Every year on tax day, we get a reminder of the gender pay gap, and the counter-reminder from the “well, actually” douchebags on the right about “the gender pay gap is a myth“: That women choose to earn less money by going into less physically demanding, safer, and lower-paying positions, and men choose to go into more physically demanding, dangerous, and higher-paying positions overall.
But that cannot explain the gap when comparing similar positions:
It is well known that in 2013—the most recent year for which data are available—women working full time, year round earned an average of $0.78 for every dollar earned by men working full time, year round. Since this statistic compares all working women and all working men, it does not control for the different types of jobs that individuals hold. In all but one of the occupations for which data are available, however, women earn less than men.

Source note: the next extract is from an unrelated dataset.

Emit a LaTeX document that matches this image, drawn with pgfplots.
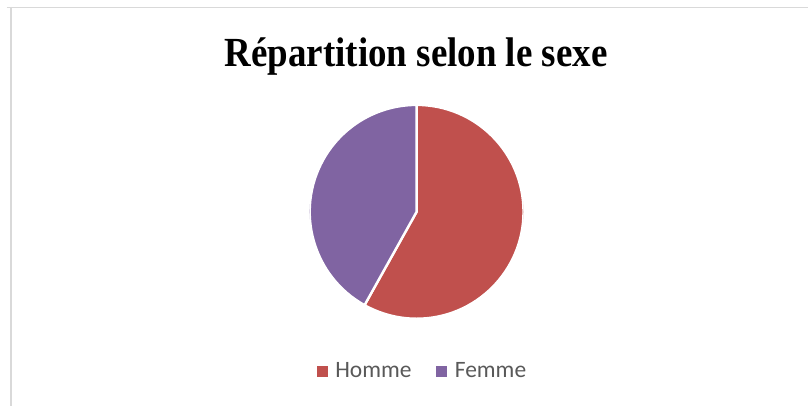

Also note that these are occupations with wildly different percentages of women in each field, ranging from women comprising 17.49% of production and operating supervisors to 84.8% of general office clerks. There’s not an issue with burly manly strength and size needed to be a personal financial advisor last time I checked, but women earn only 62 cents on the dollar compared to men for that occupation. The one job where women earn more? Stock clerk, even though they make up roughly a third of them nationally.
And please take note that three jobs among those with the worst gender pay gap are physician, teacher, and CEO, successful jobs that require education and only one of the three is considered “pink collar”, teacher. The counter to that is again, “Women choose to have kids and be caregivers, so they’re not working as much. They’re not working as much, so they have less experience and fewer hours worked. They have less experience and fewer hours worked, so they get paid less.”
But that can’t explain the gap either. We know women in the US are having fewer children, and waiting longer to get married (if at all) particularly those women who are more educated (you know, like doctors.) And if anything, as more and more jobs move away from physical work towards information management, working from home is becoming more popular and more feasible for everyone.
Not only does the gender gap still exist, but when you factor in race it gets even worse. No, the gender gap is not 100% “discrimination”. But it’s not a myth either, and there are some serious structural problems in society that make this gap persist. Pretending that it’s something “bitchy liberals made up” doesn’t mean it’s not real, and that people aren’t getting hurt by it.